Ce diagramme trace l’exécution de LplKernel à un niveau de détail extrême. Il combine les appels de fonctions réels du code source actuel (C/ASM) avec une projection architecturale des implémentations futures (EDF, SASOS, Zero-Syscall) définies dans la Roadmap et le Chapitre 10.
sequenceDiagram
autonumber
%% ==========================================
%% PARTICIPANTS
%% ==========================================
box rgb(30, 30, 30) Hardware & Boot
participant HW as 🖥️ HW (CPU/RAM/NIC/APIC)
participant GRUB as 💿 GRUB (Multiboot)
end
box rgb(10, 40, 80) Kernel Core (Ring 0)
participant Boot as ⚙️ boot.S (ASM)
participant BSP as 🧠 CPU 0 (kernel.c)
participant AP as 🧠 CPUs 1-N (Trampoline)
participant Intr as ⚡ IDT & APIC
participant Sched as ⏱️ Scheduler (EDF)
end
box rgb(60, 20, 80) Kernel Subsystems
participant Mem as 💾 PMM & VMM (SASOS)
participant Alloc as 📦 Allocators (Slab/Arena)

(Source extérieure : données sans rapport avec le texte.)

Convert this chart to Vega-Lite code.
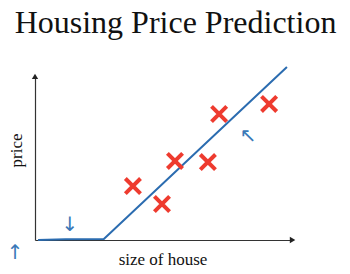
{
  "$schema": "https://vega.github.io/schema/vega-lite/v6.json",
  "width": 255,
  "height": 162,
  "autosize": "none",
  "padding": {"left": 35, "top": 78, "right": 60, "bottom": 34},
  "background": "white",
  "title": {"text": "Housing Price Prediction", "font": "Liberation Serif", "fontSize": 32, "fontWeight": "normal", "color": "#111", "anchor": "middle", "frame": "group", "offset": 23, "dx": 13},
  "config": {"view": {"stroke": null}},
  "datasets": {
    "fit": [
      {"size": 1.2, "price": 0},
      {"size": 12, "price": 0.4},
      {"size": 27, "price": 0.6},
      {"size": 98.8, "price": 106.8}
    ],
    "houses": [
      {"size": 38.4, "price": 33.3},
      {"size": 49.8, "price": 22.2},
      {"size": 54.9, "price": 48.8},
      {"size": 67.8, "price": 48.1},
      {"size": 72.2, "price": 77.8},
      {"size": 91.8, "price": 84.0}
    ],
    "arrows": [
      {"size": 0, "price": 101, "shape": "triangle-up"},
      {"size": 101, "price": 0, "shape": "triangle-right"}
    ],
    "notes": [
      {"size": 13.7, "price": 9, "label": "↓"},
      {"size": -7.8, "price": -8, "label": "↑"},
      {"size": 83.5, "price": 64, "label": "↖"}
    ]
  },
  "layer": [
    {
      "data": {"name": "fit"},
      "mark": {"type": "line", "color": "#2b6cb0", "strokeWidth": 2, "clip": false},
      "encoding": {
        "x": {"field": "size", "type": "quantitative", "scale": {"domain": [0, 100], "nice": false, "zero": false},
          "axis": {"title": "size of house", "titleFont": "Liberation Serif", "titleFontSize": 17, "titleFontWeight": "normal", "titleColor": "#111", "titlePadding": 11, "domainColor": "#333", "domainWidth": 1.2, "ticks": false, "labels": false, "grid": false}},
        "y": {"field": "price", "type": "quantitative", "scale": {"domain": [0, 100], "nice": false, "zero": false},
          "axis": {"title": "price", "titleFont": "Liberation Serif", "titleFontSize": 17, "titleFontWeight": "normal", "titleColor": "#111", "titlePadding": 10, "titleY": 72, "domainColor": "#333", "domainWidth": 1.2, "ticks": false, "labels": false, "grid": false}},
        "order": {"field": "size", "type": "quantitative"}
      }
    },
    {
      "data": {"name": "houses"},
      "mark": {"type": "point", "shape": "M-1,-1L1,1M1,-1L-1,1", "filled": false, "stroke": "#ee3b2f", "strokeWidth": 4, "size": 230, "opacity": 1, "clip": false},
      "encoding": {
        "x": {"field": "size", "type": "quantitative"},
        "y": {"field": "price", "type": "quantitative"}
      }
    },
    {
      "data": {"name": "arrows"},
      "mark": {"type": "point", "filled": true, "color": "#222", "size": 40, "opacity": 1, "clip": false},
      "encoding": {
        "x": {"field": "size", "type": "quantitative"},
        "y": {"field": "price", "type": "quantitative"},
        "shape": {"field": "shape", "type": "nominal", "scale": null}
      }
    },
    {
      "data": {"name": "notes"},
      "mark": {"type": "text", "color": "#3a78b8", "fontSize": 20, "font": "DejaVu Sans", "clip": false},
      "encoding": {
        "x": {"field": "size", "type": "quantitative"},
        "y": {"field": "price", "type": "quantitative"},
        "text": {"field": "label"}
      }
    }
  ]
}
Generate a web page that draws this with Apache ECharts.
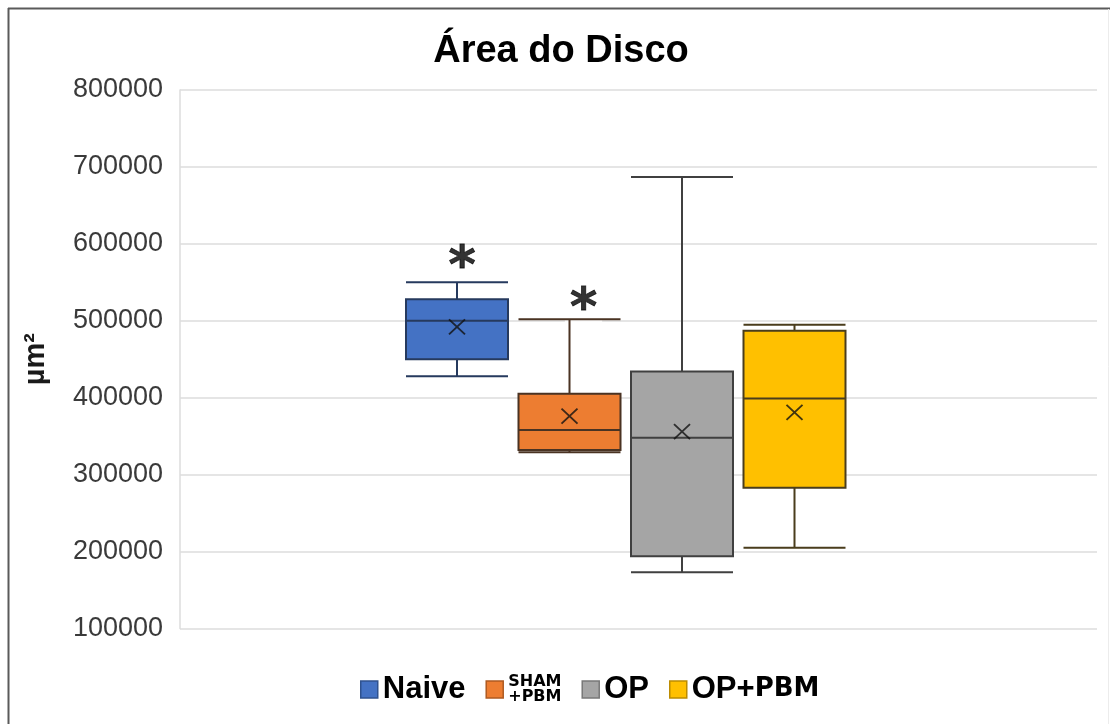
<!DOCTYPE html>
<html>
<head>
<meta charset="utf-8">
<script src="https://cdn.jsdelivr.net/npm/echarts@6/dist/echarts.min.js"></script>
<style>
html,body{margin:0;padding:0;background:#fff;}
#chart{width:1110px;height:724px;}
</style>
</head>
<body>
<div id="chart"></div>
<script>
// ---- data ----
var categories = ['Naive', 'SHAM+PBM', 'OP', 'OP+PBM'];
var mins    = [428000, 329000, 173000, 205000];
var q1s     = [450000, 332000, 194000, 283000];
var medians = [500000, 358000, 348000, 399000];
var q3s     = [528000, 405000, 434000, 487000];
var maxs    = [550000, 502000, 687000, 495000];
var means   = [492000, 376000, 356000, 381000];
var significance = ['*', '*', '', ''];
var yMin = 100000, yMax = 800000, yStep = 100000;

// ---- styles ----
var fills = ['#4472C4', '#ED7D31', '#A5A5A5', '#FFC000'];
var strokes = ['#263a5e', '#4a3323', '#404040', '#4a3d1c'];
var legendStrokes = ['#2f528f', '#ae5a21', '#787878', '#bc8c00'];
var starOffsets = [[5, 4], [14, 9]];

var chart = echarts.init(document.getElementById('chart'));

var xAxes = [{
  gridIndex: 0, type: 'category', data: [''], show: false
}];
categories.forEach(function () {
  xAxes.push({ gridIndex: 1, type: 'category', data: categories, show: false });
});

var series = [];
categories.forEach(function (c, i) {
  series.push({
    name: c,
    type: 'boxplot',
    xAxisIndex: i + 1,
    yAxisIndex: 1,
    boxWidth: [102, 102],
    encode: { x: 0, y: [1, 2, 3, 4, 5] },
    data: [[i, mins[i], q1s[i], medians[i], q3s[i], maxs[i]]],
    itemStyle: { color: fills[i], borderColor: strokes[i], borderWidth: 2 },
    emphasis: { disabled: true },
    z: 3
  });
});

series.push({
  name: 'mean',
  type: 'scatter',
  xAxisIndex: 1,
  yAxisIndex: 1,
  symbol: 'path://M0,0L10,10M10,0L0,10',
  symbolSize: [16, 15],
  data: categories.map(function (c, i) { return [i, means[i]]; }),
  itemStyle: { color: 'rgba(0,0,0,0)', borderColor: '#111', borderWidth: 1.8 },
  z: 5,
  silent: true
});

var starData = [];
significance.forEach(function (s, i) {
  if (s) {
    starData.push({
      value: [i, maxs[i]],
      label: { offset: starOffsets[i] || [0, 0] }
    });
  }
});
series.push({
  name: 'sig',
  type: 'scatter',
  xAxisIndex: 1,
  yAxisIndex: 1,
  symbolSize: 1,
  itemStyle: { color: 'rgba(0,0,0,0)' },
  data: starData,
  label: {
    show: true,
    position: 'top',
    distance: 0,
    formatter: function (p) { return significance[p.value[0]]; },
    fontFamily: 'DejaVu Sans',
    fontWeight: 'bold',
    fontSize: 52,
    lineHeight: 34,
    color: '#000',
    textBorderColor: '#000',
    textBorderWidth: 0.8,
    backgroundColor: '#fff',
    padding: [0, 5, 0, 5]
  },
  z: 2,
  silent: true
});

var option = {
  animation: false,
  backgroundColor: '#fff',
  title: {
    text: 'Área do Disco',
    left: 556,
    textAlign: 'center',
    top: 28,
    textStyle: { fontFamily: 'Liberation Sans', fontWeight: 'bold', fontSize: 38, color: '#000' }
  },
  grid: [
    { left: 180, right: 13, top: 90, bottom: 95.5 },
    { left: 400.75, width: 450, top: 90, bottom: 95.5 }
  ],
  xAxis: xAxes,
  yAxis: [{
    gridIndex: 0,
    type: 'value',
    min: yMin, max: yMax, interval: yStep,
    name: 'µm²',
    nameLocation: 'middle',
    nameGap: 130,
    nameTextStyle: { fontFamily: 'Liberation Sans', fontWeight: 'bold', fontSize: 29, color: '#1a1a1a' },
    axisLine: { show: true, lineStyle: { color: '#dcdcdc', width: 1.5 } },
    axisTick: { show: false },
    axisLabel: {
      fontFamily: 'Liberation Sans', fontSize: 27, color: '#3a3a3a', margin: 17,
      formatter: function (v) { return String(v); }
    },
    splitLine: { show: true, lineStyle: { color: '#dcdcdc', width: 1.5 } }
  }, {
    gridIndex: 1,
    type: 'value',
    min: yMin, max: yMax, interval: yStep,
    show: false,
    splitLine: { show: false }
  }],
  legend: {
    data: categories.map(function (c, i) {
      return { name: c, itemStyle: { color: fills[i], borderColor: legendStrokes[i], borderWidth: 1.5 } };
    }),
    left: 355,
    top: 669,
    icon: 'rect',
    itemWidth: 17,
    itemHeight: 17,
    itemGap: 20,
    selectedMode: false,
    formatter: function (n) {
      if (n === 'Naive') return '{b|Naive}';
      if (n === 'SHAM+PBM') return '{s|SHAM}\n{s|+PBM}';
      if (n === 'OP') return '{b|OP}';
      if (n === 'OP+PBM') return '{b|OP+}{v|PBM}';
      return n;
    },
    textStyle: {
      rich: {
        b: { fontFamily: 'Liberation Sans', fontWeight: 'bold', fontSize: 31, color: '#000' },
        s: { fontFamily: 'DejaVu Sans', fontWeight: 'bold', fontSize: 16, lineHeight: 15, color: '#000' },
        v: { fontFamily: 'DejaVu Sans', fontWeight: 'bold', fontSize: 26, color: '#000' }
      }
    }
  },
  graphic: [
    { type: 'line', shape: { x1: 8, y1: 8.5, x2: 1110, y2: 8.5 }, style: { stroke: '#5a5a5a', lineWidth: 2 }, silent: true },
    { type: 'line', shape: { x1: 8.5, y1: 8, x2: 8.5, y2: 724 }, style: { stroke: '#5a5a5a', lineWidth: 2 }, silent: true },
    { type: 'line', shape: { x1: 1108.5, y1: 9, x2: 1108.5, y2: 724 }, style: { stroke: '#ececec', lineWidth: 1 }, silent: true }
  ],
  series: series
};

chart.setOption(option);
</script>
</body>
</html>
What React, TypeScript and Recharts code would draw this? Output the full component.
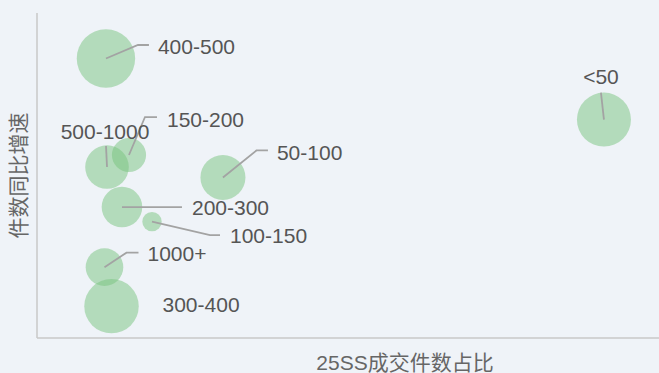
import React from 'react';
import { ScatterChart, Scatter, XAxis, YAxis, ZAxis } from 'recharts';

// 价格段
const categories = ['400-500', '150-200', '500-1000', '50-100', '200-300', '100-150', '1000+', '300-400', '<50'];
// 25SS成交件数占比 (%)
const countShare = [5.21, 6.95, 5.29, 14.05, 6.42, 8.69, 5.1, 5.63, 42.84];
// 件数同比增速 (%)
const countGrowth = [46.0, 16.3, 12.6, 9.4, 0.3, -4.2, -18.2, -30.2, 27.2];
// 气泡大小
const bubbleSize = [19.13, 6.56, 10.66, 11.36, 9.25, 2.11, 7.93, 16.63, 16.36];

// 标签引导线：相对气泡中心的偏移 (折点, 终点, 文字)
const labelLayout = [
  { elbow: [32, -13.5], end: [43, -13.5], text: [52, -12], anchor: 'start' },
  { elbow: [16, -38], end: [28, -38], text: [38, -36], anchor: 'start' },
  { elbow: [-1, -21], end: [-1, -21], text: [-2, -36], anchor: 'middle' },
  { elbow: [33.5, -27], end: [45, -27], text: [54, -25.5], anchor: 'start' },
  { elbow: [50, 0], end: [60, 0], text: [70, 0], anchor: 'start' },
  { elbow: [58, 13.5], end: [68, 13.5], text: [78, 14], anchor: 'start' },
  { elbow: [22, -14.5], end: [34, -14.5], text: [43, -13.5], anchor: 'start' },
  { elbow: null, end: null, text: [51, -2], anchor: 'start' },
  { elbow: [-3, -27], end: [-3, -27], text: [-3, -43], anchor: 'middle' },
];

const data = categories.map((name, i) => ({
  name,
  idx: i,
  x: countShare[i],
  y: countGrowth[i],
  z: bubbleSize[i],
}));

const FONT = '"Liberation Sans", Arial, "Noto Sans CJK SC", sans-serif';

const Bubble = (props: any) => {
  const { cx, cy, width, size } = props;
  const r = width ? width / 2 : Math.sqrt((size || 0) / Math.PI);
  return <circle cx={cx} cy={cy} r={r} fill="#78c37d" fillOpacity={0.5} />;
};

const BubbleLabel = (props: any) => {
  const { cx, cy, payload } = props;
  const l = labelLayout[payload.idx];
  return (
    <g>
      {l.end && (
        <polyline
          points={`${cx},${cy} ${cx + l.elbow![0]},${cy + l.elbow![1]} ${cx + l.end[0]},${cy + l.end[1]}`}
          fill="none"
          stroke="#a3a3a3"
          strokeWidth={1.8}
        />
      )}
      <text
        x={cx + l.text[0]}
        y={cy + l.text[1]}
        dy="0.36em"
        textAnchor={l.anchor as any}
        fontSize={21}
        fill="#555"
        fontFamily={FONT}
      >
        {payload.name}
      </text>
    </g>
  );
};

export default function App() {
  return (
    <div
      style={{
        position: 'absolute',
        left: 0,
        top: 0,
        width: 659,
        height: 373,
        background: '#eff3f8',
        overflow: 'hidden',
        fontFamily: FONT,
      }}
    >
      <ScatterChart width={659} height={373} margin={{ top: 13, right: 0, bottom: 0, left: 0 }}>
        <XAxis
          type="number"
          dataKey="x"
          domain={[0, 47]}
          height={35}
          tick={false}
          tickLine={false}
          axisLine={{ stroke: '#c8c8c8', strokeWidth: 1.5 }}
          label={{ value: '25SS成交件数占比', position: 'insideBottom', offset: 3, dx: 57, fill: '#666', fontSize: 21 }}
        />
        <YAxis
          type="number"
          dataKey="y"
          domain={[-40, 60]}
          width={37}
          tick={false}
          tickLine={false}
          axisLine={{ stroke: '#c8c8c8', strokeWidth: 1.5 }}
          label={{ value: '件数同比增速', angle: -90, position: 'center', fill: '#666', fontSize: 21 }}
        />
        <ZAxis type="number" dataKey="z" domain={[0, 20]} range={[0, 2800]} />
        <Scatter data={data} shape={<Bubble />} isAnimationActive={false} />
        <Scatter data={data} shape={<BubbleLabel />} isAnimationActive={false} />
      </ScatterChart>
    </div>
  );
}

participant Drv as 🔌 PCI & Drivers
participant Net as ⚡ Data Plane (Bypass)
end
box rgb(10, 60, 40) Userspace (Ring 3 - PKey Isolated)
participant LplPlugin as 🎮 LplPlugin (VR Engine)
participant Flakkari as 🌐 Flakkari (UDP Server)
end
%% ==========================================
%% PHASE 1-3: BOOTLOADER AND HIGHER-HALF
%% ==========================================
rect rgb(0, 50, 100)
Note over HW,Boot: Phases 1-3: Boot & Higher-Half Paging (Current)
HW->>GRUB: Power On, POST, BIOS/UEFI Handoff
GRUB->>GRUB: Parse grub.cfg, Load Kernel ELF
GRUB->>Boot: Jump to _start (EAX=0x2BADB002, EBX=Multiboot_Info)
activate Boot
Boot->>Boot: Set up early Page Directory (Identity + 0xC0000000)
Boot->>HW: Enable Paging (CR0, CR3, CR4)
Boot->>Boot: Jump to Higher Half (lea ecx, 4f then jmp ecx)
Boot->>Boot: Setup early kernel stack (esp = stack_top)
Boot->>BSP: call kernel_initialize()
deactivate Boot
activate BSP
end
%% ==========================================
%% PHASE 1-3: BASE ARCHITECTURE
%% ==========================================
rect rgb(20, 60, 120)
Note over BSP,Intr: Phases 1-3: CPU & Interrupts (Current)
BSP->>Drv: serial_initialize(COM1, 9600)
BSP->>BSP: terminal_initialize() & kernel_splash_initialize()
BSP->>BSP: write_multiboot_info(EBX) -> RAM Map
BSP->>BSP: global_descriptor_table_initialize()
BSP->>HW: lgdt [GDT] (Ring 0, Ring 3, TSS)
BSP->>Intr: interrupt_descriptor_table_initialize()
BSP->>Intr: Register isr_stubs (0-47)
BSP->>HW: lidt [IDT]
BSP->>Intr: clock_initialize() (Base timing contract)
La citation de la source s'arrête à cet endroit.